The weather was perfect in Amherst this week for a pair of art conservators from Ottawa brought in to fix up the soldiers memorial monument in downtown Amherst.

The cenotaph was unveiled in 1921 to honour 336 Cumberland County soldiers who died in the First World War.

"In 2019, our town council wanted to add names of Korean war veterans and when they started looking at it they found out it had badly deteriorated," said Sheila Christie, the town's deputy mayor. "That's when we decided to do a complete restoration on the monument."

Paul Palmeter/CBC
Paul Palmeter/CBC

The project will cost $40,000 with half covered by a federal program.

A crew from Heritage Grade architectural restoration service was brought in to do the job.

Ed Bowkett and Daniela Kolback, who are husband and wife, did all the work on the statue and plaques. Matt McCartney, a mason from Kingston, Ont., did all the repointing and cleaning of the granite blocks.

Bowkett, who lives in Ottawa but is originally from Halifax, said many problems with war memorials are discovered just prior to Remembrance Day, leading to some quick fixes. "We have seen all kinds of things done to monuments over the years," he said.

Paul Palmeter/CBC
Paul Palmeter/CBC

Bowkett said many of those repairs are not done properly.
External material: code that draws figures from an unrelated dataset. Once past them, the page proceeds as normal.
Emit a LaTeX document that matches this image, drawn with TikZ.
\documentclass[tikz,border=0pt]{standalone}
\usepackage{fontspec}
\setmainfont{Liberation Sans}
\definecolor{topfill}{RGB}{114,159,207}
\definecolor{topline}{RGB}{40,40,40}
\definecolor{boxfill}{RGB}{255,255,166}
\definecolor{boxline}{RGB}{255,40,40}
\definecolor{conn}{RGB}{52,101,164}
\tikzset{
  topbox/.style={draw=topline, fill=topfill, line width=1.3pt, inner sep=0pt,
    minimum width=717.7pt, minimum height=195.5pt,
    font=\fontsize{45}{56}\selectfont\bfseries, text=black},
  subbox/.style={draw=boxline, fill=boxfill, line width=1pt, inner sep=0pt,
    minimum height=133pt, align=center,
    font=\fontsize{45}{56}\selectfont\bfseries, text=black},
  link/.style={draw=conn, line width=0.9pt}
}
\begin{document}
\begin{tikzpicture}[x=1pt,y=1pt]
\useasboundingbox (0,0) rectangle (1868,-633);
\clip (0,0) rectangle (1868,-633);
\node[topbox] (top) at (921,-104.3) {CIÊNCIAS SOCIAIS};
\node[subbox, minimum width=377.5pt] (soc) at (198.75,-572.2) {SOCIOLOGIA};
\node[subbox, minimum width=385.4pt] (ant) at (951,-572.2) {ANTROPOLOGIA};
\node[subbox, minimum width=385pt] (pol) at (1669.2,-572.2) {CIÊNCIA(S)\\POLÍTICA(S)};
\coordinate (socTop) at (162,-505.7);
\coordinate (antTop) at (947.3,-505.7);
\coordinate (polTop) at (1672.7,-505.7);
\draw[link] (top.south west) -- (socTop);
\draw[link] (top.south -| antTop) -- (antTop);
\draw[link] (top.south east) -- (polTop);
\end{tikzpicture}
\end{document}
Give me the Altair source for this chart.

The monument in Amherst was hit by a car about 20 years ago. When the monument was dismantled earlier this week, the damage was worse than expected.

Statue, plaques stripped down and refinished

The sculpture was blasted using dry ice to remove all debris and a patina coating.

Torches were then used to apply a new patina to give it a richer and darker look, much like it had a century ago.

Decades of being exposed to the elements saw the monument get greener each year.

The names of seventy-nine soldiers from the area who died in Second World War were added in the 1940s. Another seven names of soldiers who died in the Korean War were recently added.

Bowkett said he had many conversations this week with locals who stopped by to have a word.

"Because it's a relatively small town, a lot of people have relatives whose names are actually on the plaques," said Bowkett.

"That doesn't happen when we work on projects in Montreal, Ottawa or Toronto because the cities are too big, but here direct relatives have stopped by to say hi so that was kind of neat."

The monument, designed by an Italian sculptor, features a soldier dressed in the uniform of the 85th Highlanders.